During the operation, shell stone blocks brought on the site as early as 2008 as part of the Crimea-wide drive to build the mosque, will be removed, reports the press service of the Spiritual Administration of Crimean Muslims.
According to the construction project, the mosque’s building will be built of reinforced concrete, which is why the shell stone blocks will be used to construct other mosques in Crimea.
Apart from removing the blocks, they will also be removing debris and refuse, putting up a fence, as well as bringing construction trailers and other equipment necessary for construction work, scheduled to coincide with the start of Kurban-Bairam festivities, to start.
Under the project, the mosque will be comprised of two sections: a domed main building and column-lined internal courtyard with a shadirvan (a place where ritual washing takes place prior to namaz).
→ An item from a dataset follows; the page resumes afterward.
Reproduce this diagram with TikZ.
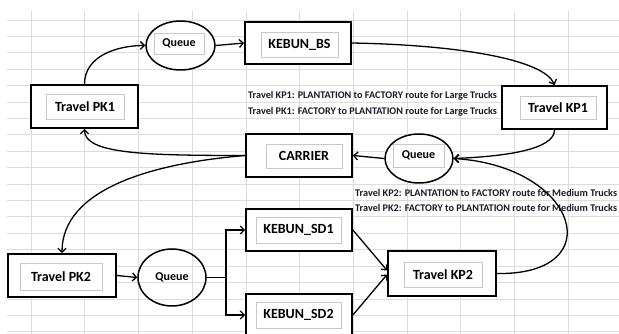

Holding 4,000 people, the mosque will feature a main praying hall capable of sitting up to 1,500 men and 900 women. On major religious holidays, namaz is expected to be performed in the internal courtyard which accommodation capacity will be 1,100 people.
The Spiritual Administration of Crimean Muslims spent 7 years battling it out in court before it finally got a permit in 2011 to build the Juma Jami mosque on a land plot at 22 Yaltinskaya Street. Soon after that, an architectural design competition was held to determine the best Juma Jami project, which was won by Idris and Emil Yunusov.
Since then, the Spiritual Administration of Crimean Muslims got all the necessary documents ready but the mosque’s construction kept being put off due to bureaucratic hurdles.